--- BEGIN ---

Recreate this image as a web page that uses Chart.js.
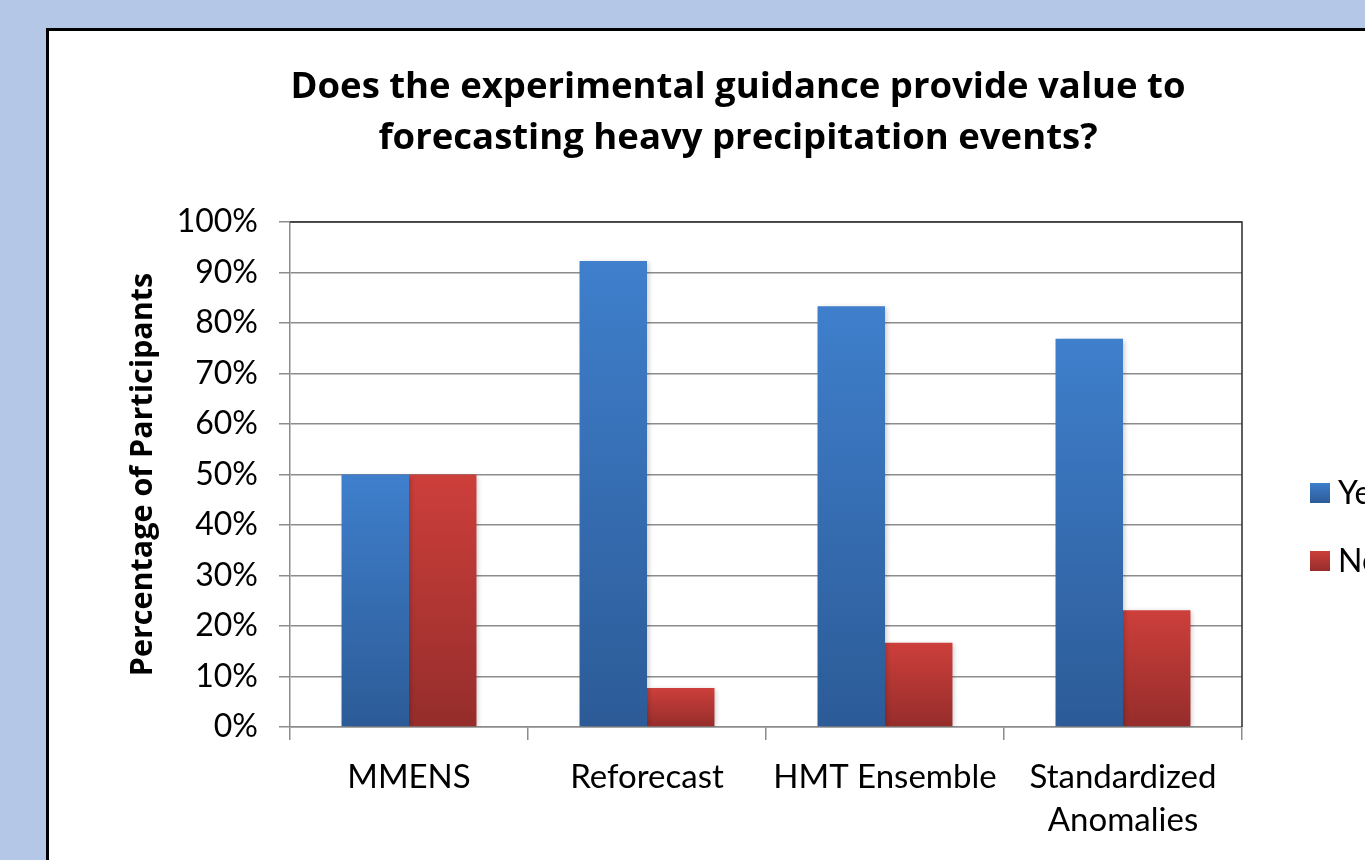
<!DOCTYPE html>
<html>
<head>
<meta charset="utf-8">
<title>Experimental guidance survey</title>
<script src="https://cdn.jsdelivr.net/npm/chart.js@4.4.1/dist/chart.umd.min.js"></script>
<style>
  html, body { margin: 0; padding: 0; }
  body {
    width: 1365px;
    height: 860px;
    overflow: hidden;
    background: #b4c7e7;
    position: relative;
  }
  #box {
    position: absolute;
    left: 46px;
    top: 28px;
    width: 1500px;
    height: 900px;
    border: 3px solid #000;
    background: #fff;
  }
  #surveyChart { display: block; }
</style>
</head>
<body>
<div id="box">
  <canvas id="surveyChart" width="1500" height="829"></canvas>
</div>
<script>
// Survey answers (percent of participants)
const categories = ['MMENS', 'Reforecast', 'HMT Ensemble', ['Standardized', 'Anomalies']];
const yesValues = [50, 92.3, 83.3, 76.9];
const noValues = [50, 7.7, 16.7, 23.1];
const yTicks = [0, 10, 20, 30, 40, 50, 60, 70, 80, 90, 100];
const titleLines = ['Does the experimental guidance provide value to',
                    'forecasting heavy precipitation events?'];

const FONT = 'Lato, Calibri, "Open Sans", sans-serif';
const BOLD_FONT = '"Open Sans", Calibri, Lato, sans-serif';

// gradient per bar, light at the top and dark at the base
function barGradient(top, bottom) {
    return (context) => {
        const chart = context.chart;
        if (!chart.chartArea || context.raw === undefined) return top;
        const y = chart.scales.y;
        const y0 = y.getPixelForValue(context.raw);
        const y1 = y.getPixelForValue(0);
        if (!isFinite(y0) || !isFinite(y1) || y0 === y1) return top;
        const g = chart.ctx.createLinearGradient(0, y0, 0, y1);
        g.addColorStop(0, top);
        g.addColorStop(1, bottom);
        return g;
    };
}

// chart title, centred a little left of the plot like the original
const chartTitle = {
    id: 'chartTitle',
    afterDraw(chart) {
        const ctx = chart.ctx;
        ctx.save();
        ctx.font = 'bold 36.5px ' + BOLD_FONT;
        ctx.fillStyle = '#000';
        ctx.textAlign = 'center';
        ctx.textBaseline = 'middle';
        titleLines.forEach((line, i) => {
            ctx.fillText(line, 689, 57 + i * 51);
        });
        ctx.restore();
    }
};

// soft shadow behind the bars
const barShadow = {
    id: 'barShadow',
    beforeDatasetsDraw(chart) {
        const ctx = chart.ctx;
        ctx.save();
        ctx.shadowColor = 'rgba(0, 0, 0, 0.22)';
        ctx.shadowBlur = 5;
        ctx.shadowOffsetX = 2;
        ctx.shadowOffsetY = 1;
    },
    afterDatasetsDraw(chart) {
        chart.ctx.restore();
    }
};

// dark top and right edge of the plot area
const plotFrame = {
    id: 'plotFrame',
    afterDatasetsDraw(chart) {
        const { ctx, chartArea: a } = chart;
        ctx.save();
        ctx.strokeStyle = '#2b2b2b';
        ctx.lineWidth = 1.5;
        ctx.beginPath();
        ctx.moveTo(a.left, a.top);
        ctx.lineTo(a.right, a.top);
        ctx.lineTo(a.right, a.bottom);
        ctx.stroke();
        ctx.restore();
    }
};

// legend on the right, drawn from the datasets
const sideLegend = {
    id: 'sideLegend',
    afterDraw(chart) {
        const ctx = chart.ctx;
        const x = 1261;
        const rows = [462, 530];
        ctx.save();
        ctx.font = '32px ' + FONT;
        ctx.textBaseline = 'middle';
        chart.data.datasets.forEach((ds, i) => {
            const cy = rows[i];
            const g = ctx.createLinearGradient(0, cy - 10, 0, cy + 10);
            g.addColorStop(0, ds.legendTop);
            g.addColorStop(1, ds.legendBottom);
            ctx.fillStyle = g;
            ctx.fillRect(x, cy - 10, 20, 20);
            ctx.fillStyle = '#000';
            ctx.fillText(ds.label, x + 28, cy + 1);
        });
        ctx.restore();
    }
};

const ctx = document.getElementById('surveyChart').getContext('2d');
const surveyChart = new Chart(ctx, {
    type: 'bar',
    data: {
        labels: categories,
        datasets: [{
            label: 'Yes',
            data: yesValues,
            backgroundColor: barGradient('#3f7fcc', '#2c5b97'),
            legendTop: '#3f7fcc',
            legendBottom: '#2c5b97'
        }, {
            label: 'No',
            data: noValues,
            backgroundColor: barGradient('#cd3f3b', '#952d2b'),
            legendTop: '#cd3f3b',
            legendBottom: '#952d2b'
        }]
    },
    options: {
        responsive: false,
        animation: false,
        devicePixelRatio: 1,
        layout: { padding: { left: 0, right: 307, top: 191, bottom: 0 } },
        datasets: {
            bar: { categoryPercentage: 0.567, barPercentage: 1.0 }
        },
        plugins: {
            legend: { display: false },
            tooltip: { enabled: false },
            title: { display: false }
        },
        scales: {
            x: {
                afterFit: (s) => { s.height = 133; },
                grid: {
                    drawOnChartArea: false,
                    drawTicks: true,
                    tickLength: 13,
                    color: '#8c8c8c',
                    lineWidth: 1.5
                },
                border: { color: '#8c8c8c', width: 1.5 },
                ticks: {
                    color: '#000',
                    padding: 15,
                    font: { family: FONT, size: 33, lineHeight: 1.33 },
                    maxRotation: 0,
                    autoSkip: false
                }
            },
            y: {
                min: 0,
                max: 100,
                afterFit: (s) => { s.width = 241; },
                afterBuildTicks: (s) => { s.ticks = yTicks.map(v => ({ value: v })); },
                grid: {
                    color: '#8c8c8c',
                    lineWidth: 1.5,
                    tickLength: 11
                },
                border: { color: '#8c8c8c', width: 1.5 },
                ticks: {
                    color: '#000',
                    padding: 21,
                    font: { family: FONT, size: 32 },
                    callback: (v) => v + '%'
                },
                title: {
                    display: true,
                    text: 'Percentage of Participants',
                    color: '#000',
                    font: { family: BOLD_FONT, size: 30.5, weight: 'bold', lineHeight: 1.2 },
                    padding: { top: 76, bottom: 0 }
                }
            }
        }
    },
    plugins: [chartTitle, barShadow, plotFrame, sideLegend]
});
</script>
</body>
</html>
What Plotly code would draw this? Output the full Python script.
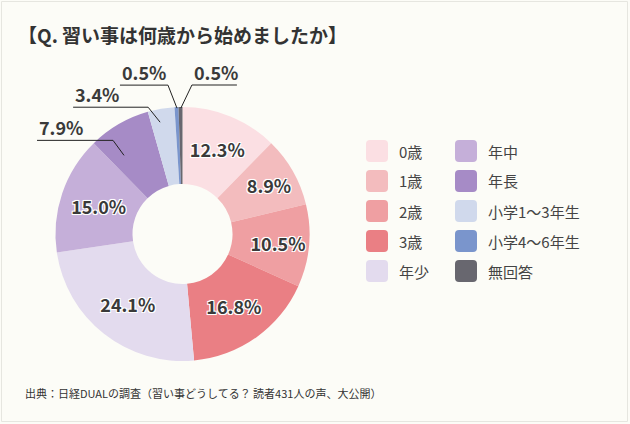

--- END ---

Repeat each line of the records above exactly, but do not copy the pictures.

§ The completed task:
Recreate this image as a web page that uses Chart.js.
<!DOCTYPE html>
<html>
<head>
<meta charset="utf-8">
<title>Experimental guidance survey</title>
<script src="https://cdn.jsdelivr.net/npm/chart.js@4.4.1/dist/chart.umd.min.js"></script>
<style>
  html, body { margin: 0; padding: 0; }
  body {
    width: 1365px;
    height: 860px;
    overflow: hidden;
    background: #b4c7e7;
    position: relative;
  }
  #box {
    position: absolute;
    left: 46px;
    top: 28px;
    width: 1500px;
    height: 900px;
    border: 3px solid #000;
    background: #fff;
  }
  #surveyChart { display: block; }
</style>
</head>
<body>
<div id="box">
  <canvas id="surveyChart" width="1500" height="829"></canvas>
</div>
<script>
// Survey answers (percent of participants)
const categories = ['MMENS', 'Reforecast', 'HMT Ensemble', ['Standardized', 'Anomalies']];
const yesValues = [50, 92.3, 83.3, 76.9];
const noValues = [50, 7.7, 16.7, 23.1];
const yTicks = [0, 10, 20, 30, 40, 50, 60, 70, 80, 90, 100];
const titleLines = ['Does the experimental guidance provide value to',
                    'forecasting heavy precipitation events?'];

const FONT = 'Lato, Calibri, "Open Sans", sans-serif';
const BOLD_FONT = '"Open Sans", Calibri, Lato, sans-serif';

// gradient per bar, light at the top and dark at the base
function barGradient(top, bottom) {
    return (context) => {
        const chart = context.chart;
        if (!chart.chartArea || context.raw === undefined) return top;
        const y = chart.scales.y;
        const y0 = y.getPixelForValue(context.raw);
        const y1 = y.getPixelForValue(0);
        if (!isFinite(y0) || !isFinite(y1) || y0 === y1) return top;
        const g = chart.ctx.createLinearGradient(0, y0, 0, y1);
        g.addColorStop(0, top);
        g.addColorStop(1, bottom);
        return g;
    };
}

// chart title, centred a little left of the plot like the original
const chartTitle = {
    id: 'chartTitle',
    afterDraw(chart) {
        const ctx = chart.ctx;
        ctx.save();
        ctx.font = 'bold 36.5px ' + BOLD_FONT;
        ctx.fillStyle = '#000';
        ctx.textAlign = 'center';
        ctx.textBaseline = 'middle';
        titleLines.forEach((line, i) => {
            ctx.fillText(line, 689, 57 + i * 51);
        });
        ctx.restore();
    }
};

// soft shadow behind the bars
const barShadow = {
    id: 'barShadow',
    beforeDatasetsDraw(chart) {
        const ctx = chart.ctx;
        ctx.save();
        ctx.shadowColor = 'rgba(0, 0, 0, 0.22)';
        ctx.shadowBlur = 5;
        ctx.shadowOffsetX = 2;
        ctx.shadowOffsetY = 1;
    },
    afterDatasetsDraw(chart) {
        chart.ctx.restore();
    }
};

// dark top and right edge of the plot area
const plotFrame = {
    id: 'plotFrame',
    afterDatasetsDraw(chart) {
        const { ctx, chartArea: a } = chart;
        ctx.save();
        ctx.strokeStyle = '#2b2b2b';
        ctx.lineWidth = 1.5;
        ctx.beginPath();
        ctx.moveTo(a.left, a.top);
        ctx.lineTo(a.right, a.top);
        ctx.lineTo(a.right, a.bottom);
        ctx.stroke();
        ctx.restore();
    }
};

// legend on the right, drawn from the datasets
const sideLegend = {
    id: 'sideLegend',
    afterDraw(chart) {
        const ctx = chart.ctx;
        const x = 1261;
        const rows = [462, 530];
        ctx.save();
        ctx.font = '32px ' + FONT;
        ctx.textBaseline = 'middle';
        chart.data.datasets.forEach((ds, i) => {
            const cy = rows[i];
            const g = ctx.createLinearGradient(0, cy - 10, 0, cy + 10);
            g.addColorStop(0, ds.legendTop);
            g.addColorStop(1, ds.legendBottom);
            ctx.fillStyle = g;
            ctx.fillRect(x, cy - 10, 20, 20);
            ctx.fillStyle = '#000';
            ctx.fillText(ds.label, x + 28, cy + 1);
        });
        ctx.restore();
    }
};

const ctx = document.getElementById('surveyChart').getContext('2d');
const surveyChart = new Chart(ctx, {
    type: 'bar',
    data: {
        labels: categories,
        datasets: [{
            label: 'Yes',
            data: yesValues,
            backgroundColor: barGradient('#3f7fcc', '#2c5b97'),
            legendTop: '#3f7fcc',
            legendBottom: '#2c5b97'
        }, {
            label: 'No',
            data: noValues,
            backgroundColor: barGradient('#cd3f3b', '#952d2b'),
            legendTop: '#cd3f3b',
            legendBottom: '#952d2b'
        }]
    },
    options: {
        responsive: false,
        animation: false,
        devicePixelRatio: 1,
        layout: { padding: { left: 0, right: 307, top: 191, bottom: 0 } },
        datasets: {
            bar: { categoryPercentage: 0.567, barPercentage: 1.0 }
        },
        plugins: {
            legend: { display: false },
            tooltip: { enabled: false },
            title: { display: false }
        },
        scales: {
            x: {
                afterFit: (s) => { s.height = 133; },
                grid: {
                    drawOnChartArea: false,
                    drawTicks: true,
                    tickLength: 13,
                    color: '#8c8c8c',
                    lineWidth: 1.5
                },
                border: { color: '#8c8c8c', width: 1.5 },
                ticks: {
                    color: '#000',
                    padding: 15,
                    font: { family: FONT, size: 33, lineHeight: 1.33 },
                    maxRotation: 0,
                    autoSkip: false
                }
            },
            y: {
                min: 0,
                max: 100,
                afterFit: (s) => { s.width = 241; },
                afterBuildTicks: (s) => { s.ticks = yTicks.map(v => ({ value: v })); },
                grid: {
                    color: '#8c8c8c',
                    lineWidth: 1.5,
                    tickLength: 11
                },
                border: { color: '#8c8c8c', width: 1.5 },
                ticks: {
                    color: '#000',
                    padding: 21,
                    font: { family: FONT, size: 32 },
                    callback: (v) => v + '%'
                },
                title: {
                    display: true,
                    text: 'Percentage of Participants',
                    color: '#000',
                    font: { family: BOLD_FONT, size: 30.5, weight: 'bold', lineHeight: 1.2 },
                    padding: { top: 76, bottom: 0 }
                }
            }
        }
    },
    plugins: [chartTitle, barShadow, plotFrame, sideLegend]
});
</script>
</body>
</html>
What Plotly code would draw this? Output the full Python script.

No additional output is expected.